Bitcoin miner Marathon Digital (MARA) has formed a joint venture (JV) with Zero Two - backed by Abu Dhabi's sovereign wealth fund - to create the Middle East's first large-scale immersion bitcoin mining operation.
The Middle Eastern partnership comes as in the U.S., the White House is campaigning for a proposed tax advocating crypto miners in the country pay an amount equal to 30% of their energy costs.
The new project – named Abu Dhabi Global Markets JV Entity (ADGM) – will first develop two mining sites with a combined capacity of 250 megawatts (MW) of mining power, according to a press release. The sites will be powered by excess energy in Abu Dhabi, increasing the base load and sustainability of that Middle Eastern capital's power grid, the statement continued. The necessary mining equipment and infrastructure for each site has already been ordered and construction is currently underway.
Zero Two will own 80% of ADGM and Marathon 20%, with the initial capital contribution of about $406 million to be split between the two along those proportions.

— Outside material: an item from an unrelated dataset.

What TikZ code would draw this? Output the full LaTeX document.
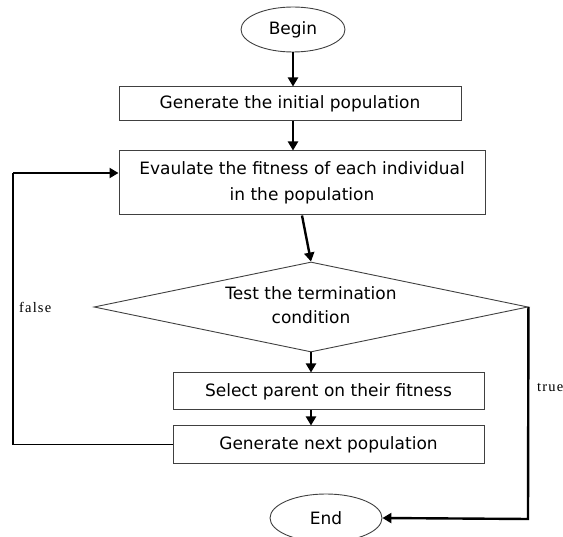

Digital assets miners primarily use air cooling technology to cool their mining computers. However, in high heat and humidity environments, cooling mining machines with liquid immersion instead of air cooling offer significant advantages for miners with razor-thin profit margins.
The press release noted that the desert climate of Abu Dhabi makes air-cooled digital asset mining infeasible, and an immersion cooling pilot program launched by Marathon and Zero Two showed a sizable reduction in necessary maintenance for ASIC miners to effectively produce hash rate.
"Our collaboration with Zero Two is a pivotal moment for Marathon," said CEO Fred Thiel. "We look forward to working together to build the next-generation Bitcoin mining facilities in Abu Dhabi.”